Ratification of amendments
After being officially proposed, either by Congress or a national convention of the states, a constitutional amendment must then be ratified by three-fourths of the states. Congress is authorized to choose whether a proposed amendment is sent to the state legislatures or to state ratifying conventions for ratification. Amendments ratified by the states under either procedure are indistinguishable and have equal force as part of the Constitution. Of the 33 amendments submitted to the states for ratification, the state convention method has been used for only one, the Twenty-first Amendment, which became part of the Constitution in 1933. This was also one of only four times that Congress has placed the mode of ratification in the body of an amendment rather than in accompanying legislation; the others being the Eighteenth, Twentieth, and Twenty-second Amendments. In United States v. Sprague (1931), the Supreme Court affirmed the authority of Congress to decide how each individual constitutional amendment is ratified, in accordance with the options provided in Article V and the equal validity of amendments properly ratified in either fashion. The Court had earlier, in Hawke v. Smith (1920), ruled the ratification of the proposed Nineteenth Amendment (which Congress had sent to the state legislatures for ratification) by the Legislature of Ohio could not be referred to the electors (voters) of the state, and that the Ohio Constitution, in requiring such a referendum, was inconsistent with the U.S. Constitution.
An amendment becomes an operative part of the Constitution when it is ratified by the necessary number of states, rather than on the later date when its ratification is certified. No further action by Congress or anyone is required. On three occasions, Congress has, after being informed that an amendment has reached the ratification threshold, adopted a resolution declaring the process successfully completed.[c] Such actions, while perhaps important for political reasons, are, constitutionally speaking, unnecessary.
Presently, the Archivist of the United States is charged with responsibility for administering the ratification process under the provisions of 1 U.S. Code§ 106b. The Archivist officially notifies the states, by a registered letter to each state's Governor, that an amendment has been proposed. Each Governor then formally submits the amendment to their state's legislature (or ratifying convention). When a state ratifies a proposed amendment, it sends the Archivist an original or certified copy of the state's action. Upon receiving the necessary number of state ratifications, it is the duty of the Archivist to issue a certificate proclaiming a particular amendment duly ratified and part of the Constitution.[d] The amendment and its certificate of ratification are then published in the Federal Register and United States Statutes at Large. This serves as official notice to Congress and to the nation that the ratification process has been successfully completed.
Ratification deadline and extension
The Constitution is silent on the issue of whether or not Congress may limit the length of time that the states have to ratify constitutional amendments sent for their consideration. It is also silent on the issue of whether or not Congress, once it has sent an amendment that includes a ratification deadline to the states for their consideration, can extend that deadline.

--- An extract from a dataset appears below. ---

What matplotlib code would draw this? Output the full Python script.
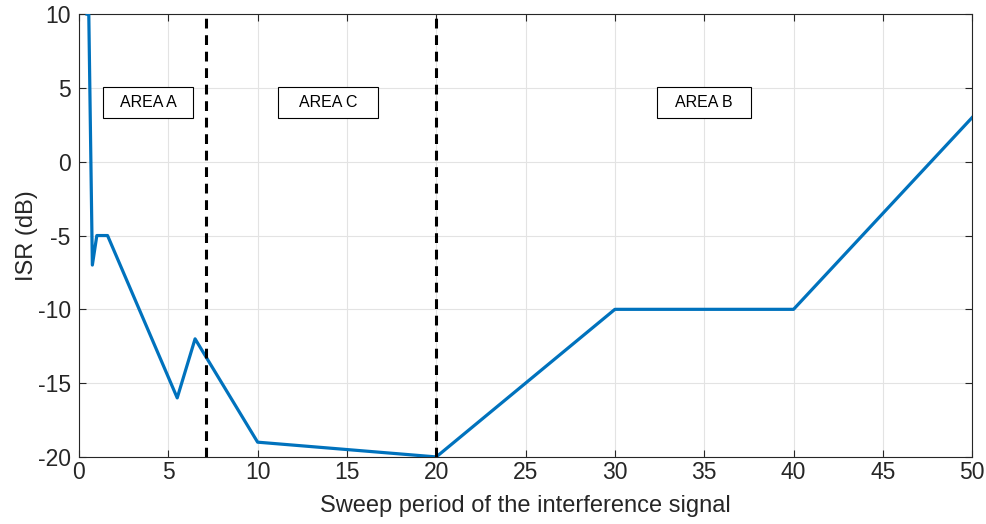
import matplotlib.pyplot as plt
from matplotlib.patches import Rectangle

plt.rcParams['font.family'] = ['Liberation Sans', 'DejaVu Sans']
plt.rcParams['axes.unicode_minus'] = False

# ISR curve vs sweep period
sweep = [0.45, 0.55, 0.75, 1.0, 1.6, 5.5, 6.5, 10, 20, 30, 40, 50]
isr = [10, 10, -7, -5, -5, -16, -12, -19, -20, -10, -10, 3]

# area boundaries and labelled boxes (x0, x1)
bounds = [7.1, 20]
areas = ["AREA A", "AREA C", "AREA B"]
area_x0 = [1.36, 11.14, 32.36]
area_x1 = [6.36, 16.74, 37.63]
area_y0, area_y1 = 2.95, 5.05

fig = plt.figure(figsize=(9.87, 5.24), dpi=100)
ax = fig.add_axes([0.080, 0.128, 0.905, 0.845])

ax.plot(sweep, isr, color='#0072BD', lw=2.3, zorder=3)
for b in bounds:
    ax.axvline(b, color='black', ls=(0, (3.2, 2.2)), lw=2.2, zorder=4)

for name, x0, x1 in zip(areas, area_x0, area_x1):
    ax.add_patch(Rectangle((x0, area_y0), x1 - x0, area_y1 - area_y0,
                           fc='white', ec='black', lw=0.8, zorder=5))
    ax.text((x0 + x1) / 2, (area_y0 + area_y1) / 2, name, ha='center',
            va='center', fontsize=11.5, zorder=6)

ax.set_xlim(0, 50)
ax.set_ylim(-20, 10)
ax.set_xticks(range(0, 51, 5))
ax.set_yticks(range(-20, 11, 5))
ax.grid(True, color='#e3e3e3', lw=0.8)
ax.set_axisbelow(True)
ax.tick_params(direction='in', length=5, colors='#262626', labelsize=16.5,
               width=0.8, top=True, right=True)
ax.tick_params(axis='x', pad=3)
ax.tick_params(axis='y', pad=6)
for s in ax.spines.values():
    s.set_color('#262626')
    s.set_linewidth(0.8)

ax.set_xlabel('Sweep period of the interference signal', fontsize=17,
              color='#262626', labelpad=8)
ax.set_ylabel('ISR (dB)', fontsize=17, color='#262626', labelpad=0)

fig.savefig('out.png', dpi=100)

The practice of limiting the time available to the states to ratify proposed amendments began in 1917 with the Eighteenth Amendment. All amendments proposed since then, with the exception of the Nineteenth Amendment and the (still pending) Child Labor Amendment, have included a deadline, either in the body of the proposed amendment, or in the joint resolution transmitting it to the states.[e] The ratification deadline "clock" begins running on the day final action is completed in Congress. An amendment may be ratified at any time after final congressional action, even if the states have not yet been officially notified.

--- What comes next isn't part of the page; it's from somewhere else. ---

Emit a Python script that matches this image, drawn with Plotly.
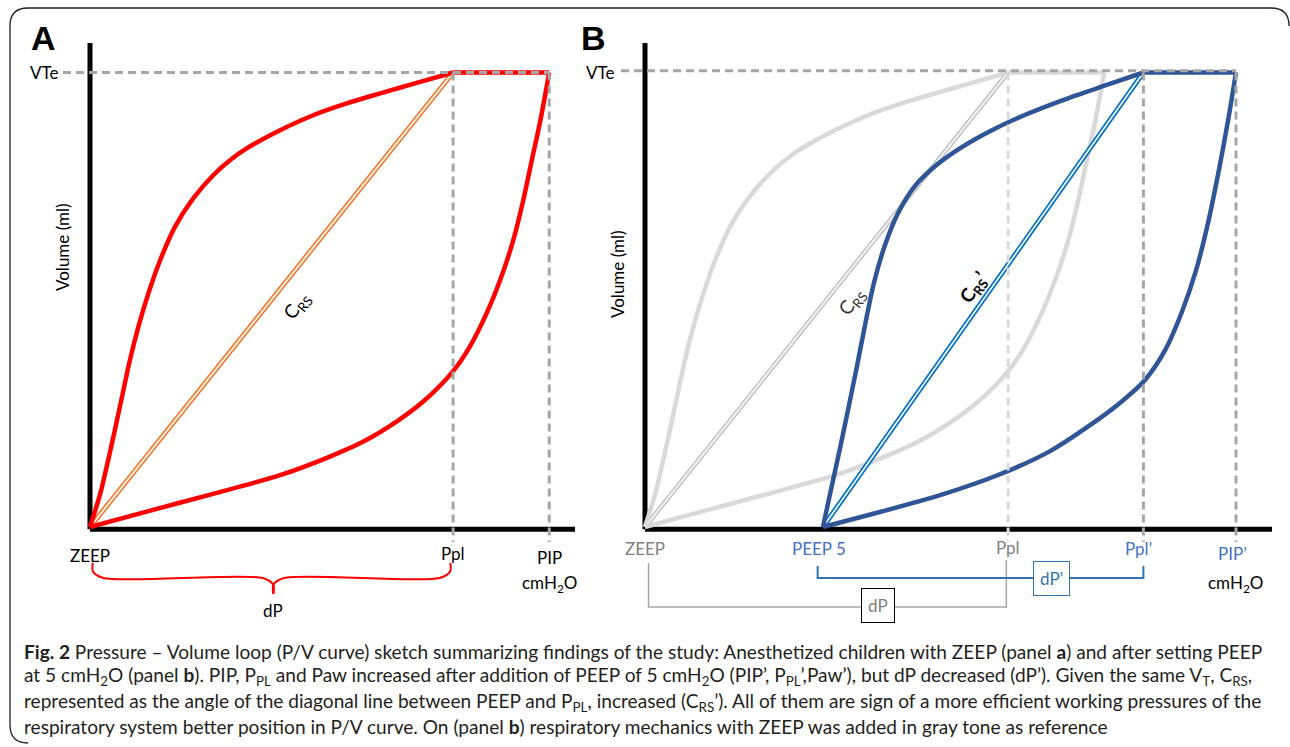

In Dillon v. Gloss (1921), the Supreme Court upheld Congress's power to prescribe time limitations for state ratifications and intimated that clearly out of date proposals were no longer open for ratification. Granting that it found nothing express in Article V relating to time constraints, the Court yet allowed that it found intimated in the amending process a "strongly suggest[ive]" argument that proposed amendments are not open to ratification for all time or by States acting at widely separate times. The court subsequently, in Coleman v. Miller (1939), modified its opinion considerably. In that case, related to the proposed Child Labor Amendment, it held that the question of timeliness of ratification is a political and non-justiciable one, leaving the issue to Congress's discretion. It would appear that the length of time elapsing between proposal and ratification is irrelevant to the validity of the amendment. Based upon this precedent, the Archivist of the United States proclaimed the Twenty-seventh Amendment as having been ratified when it surpassed the "three fourths of the several states" plateau for becoming a part of the Constitution. Declared ratified on May 7, 1992, it had been submitted to the states for ratification on September 25, 1789, an unprecedented time period of 202 years, 7 months and 12 days.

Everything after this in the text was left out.